Van't Hoff's law for active suspensions: the role of the solvent chemical potential

TL;DR

This paper generalizes Van't Hoff's law to active suspensions, showing that active particles alter solvent chemical potential and osmotic pressure, leading to measurable solvent flows and height differences in microswimmer experiments.

Contribution

It introduces a modified Van't Hoff's law accounting for active particles' influence on solvent chemical potential and osmotic pressure, highlighting the role of membrane interactions.

Findings

Active particles exert reaction forces on solvent.

Osmotic pressure increases due to altered solvent chemical potential.

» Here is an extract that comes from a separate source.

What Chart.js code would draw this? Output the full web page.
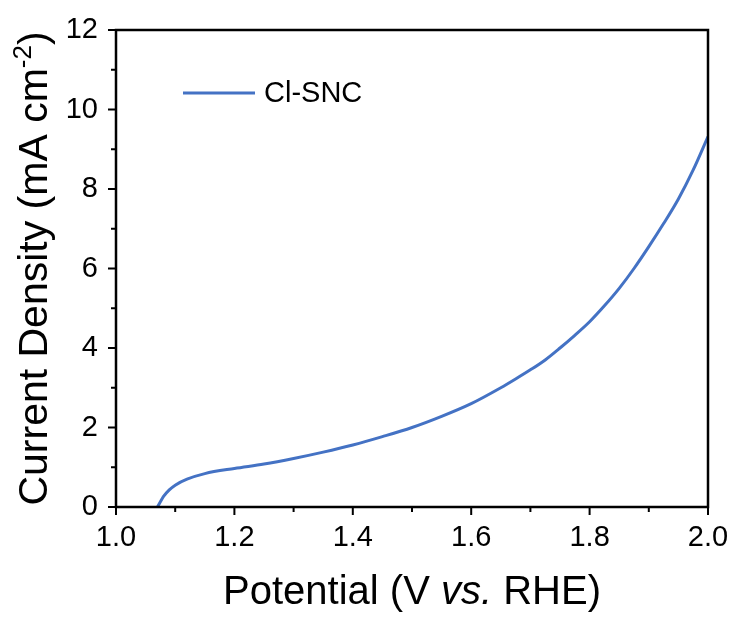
<!DOCTYPE html>
<html>
<head>
<meta charset="utf-8">
<script src="https://cdn.jsdelivr.net/npm/chart.js@4/dist/chart.umd.min.js"></script>
<style>
  html, body { margin: 0; padding: 0; background: #fff; }
  #wrap { width: 736px; height: 619px; }
</style>
</head>
<body>
<div id="wrap"><canvas id="lsv"></canvas></div>
<script>
// LSV curve
const potential = [1.070, 1.075, 1.08, 1.09, 1.10, 1.12, 1.15, 1.20, 1.25, 1.30, 1.35, 1.40,
  1.45, 1.50, 1.55, 1.60, 1.65, 1.675, 1.70, 1.725, 1.75, 1.775, 1.80, 1.825, 1.85, 1.875, 1.90, 1.925, 1.95, 1.975, 2.00];
const current = [0, 0.13, 0.26, 0.43, 0.55, 0.70, 0.84, 0.97, 1.08, 1.22, 1.38, 1.56,
  1.77, 2.00, 2.28, 2.60, 3.00, 3.22, 3.45, 3.70, 4.00, 4.32, 4.66, 5.06, 5.50, 6.00, 6.55, 7.13, 7.75, 8.48, 9.32];
const seriesName = 'Cl-SNC';

const xTicks = [1.0, 1.2, 1.4, 1.6, 1.8, 2.0];
const yTicks = [0, 2, 4, 6, 8, 10, 12];

const FONT = '"Liberation Sans", Arial, sans-serif';

// frame, minor/major ticks, legend and axis titles
const decor = {
  id: 'decor',
  afterDraw(chart) {
    const ctx = chart.ctx;
    const a = chart.chartArea;
    const xs = chart.scales.x, ys = chart.scales.y;
    ctx.save();
    ctx.strokeStyle = '#000';
    ctx.lineWidth = 2.5;
    ctx.strokeRect(a.left, a.top, a.right - a.left, a.bottom - a.top);

    // ticks (outward)
    ctx.lineWidth = 2;
    ctx.beginPath();
    for (let i = 0; i <= 10; i++) {
      const v = 1 + i * 0.1;
      const px = xs.getPixelForValue(v);
      const len = i % 2 === 0 ? 8 : 5;
      ctx.moveTo(px, a.bottom);
      ctx.lineTo(px, a.bottom + len);
    }
    for (let v = 0; v <= 12; v++) {
      const py = ys.getPixelForValue(v);
      const len = v % 2 === 0 ? 8 : 5;
      ctx.moveTo(a.left, py);
      ctx.lineTo(a.left - len, py);
    }
    ctx.stroke();

    // legend inside plot
    const ds = chart.data.datasets[0];
    ctx.strokeStyle = ds.borderColor;
    ctx.lineWidth = 3;
    ctx.beginPath();
    ctx.moveTo(183, 93);
    ctx.lineTo(255, 93);
    ctx.stroke();
    ctx.fillStyle = '#000';
    ctx.font = '29px ' + FONT;
    ctx.textBaseline = 'middle';
    ctx.textAlign = 'left';
    ctx.fillText(ds.label, 264, 94);

    // x title with italic "vs."
    ctx.textBaseline = 'alphabetic';
    const parts = [['Potential (V ', false], ['vs.', true], [' RHE)', false]];
    const xf = it => (it ? 'italic ' : '') + '40px ' + FONT;
    let total = 0;
    parts.forEach(p => { ctx.font = xf(p[1]); total += ctx.measureText(p[0]).width; });
    let x0 = (a.left + a.right) / 2 - total / 2;
    parts.forEach(p => {
      ctx.font = xf(p[1]);
      ctx.fillText(p[0], x0, 604);
      x0 += ctx.measureText(p[0]).width;
    });

    // y title with superscript
    ctx.translate(47, (a.top + a.bottom) / 2);
    ctx.rotate(-Math.PI / 2);
    ctx.font = '41px ' + FONT;
    const t1 = 'Current Density (mA cm', sup = '-2', t2 = ')';
    const w1 = ctx.measureText(t1).width;
    const w3 = ctx.measureText(t2).width;
    ctx.font = '26px ' + FONT;
    const w2 = ctx.measureText(sup).width;
    const s = -(w1 + w2 + w3) / 2;
    ctx.font = '41px ' + FONT;
    ctx.fillText(t1, s, 0);
    ctx.font = '26px ' + FONT;
    ctx.fillText(sup, s + w1, -16);
    ctx.font = '41px ' + FONT;
    ctx.fillText(t2, s + w1 + w2, 0);
    ctx.restore();
  }
};

new Chart(document.getElementById('lsv'), {
  type: 'line',
  data: {
    datasets: [{
      label: seriesName,
      data: potential.map((v, i) => ({ x: v, y: current[i] })),
      borderColor: 'rgb(68, 114, 196)',
      borderWidth: 3,
      pointRadius: 0,
      fill: false,
      cubicInterpolationMode: 'monotone'
    }]
  },
  options: {
    responsive: true,
    maintainAspectRatio: false,
    animation: false,
    layout: { padding: { top: 30, right: 28, left: 0, bottom: 0 } },
    plugins: { legend: { display: false }, tooltip: { enabled: false } },
    scales: {
      x: {
        type: 'linear',
        min: 1.0, max: 2.0,
        afterBuildTicks: s => { s.ticks = xTicks.map(v => ({ value: v })); },
        grid: { display: false, drawTicks: false },
        border: { display: false },
        ticks: {
          color: '#000', padding: 14, maxRotation: 0,
          font: { size: 29, family: FONT },
          callback: v => v.toFixed(1)
        },
        afterFit: s => { s.height = 112; s.paddingLeft = 0; s.paddingRight = 0; }
      },
      y: {
        min: 0, max: 12,
        afterBuildTicks: s => { s.ticks = yTicks.map(v => ({ value: v })); },
        grid: { display: false, drawTicks: false },
        border: { display: false },
        ticks: {
          color: '#000', padding: 18,
          font: { size: 29, family: FONT }
        },
        afterFit: s => { s.width = 116; s.paddingTop = 0; s.paddingBottom = 0; }
      }
    }
  },
  plugins: [decor]
});
</script>
</body>
</html>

Solvent flow and suspension height are affected by activity and membrane potential.

Abstract

We extend Van't Hoff's law for the osmotic pressure to a suspension of active Brownian particles. The propelled particles exert a net reaction force on the solvent, and thereby either drive a measurable solvent flow from the connecting solvent reservoir through the semipermeable membrane, or increase the osmotic pressure and cause the suspension to rise to heights as large as micrometers for experimentally realized microswimmers described in the literature. The increase in osmotic pressure is caused by the background solvent being, in contrast to passive suspensions, no longer at the chemical potential of the solvent reservoir. The difference in solvent chemical potentials depends on the colloid-membrane interaction potential, which implies that the osmotic pressure is a state function of a state that itself is influenced by the membrane potential.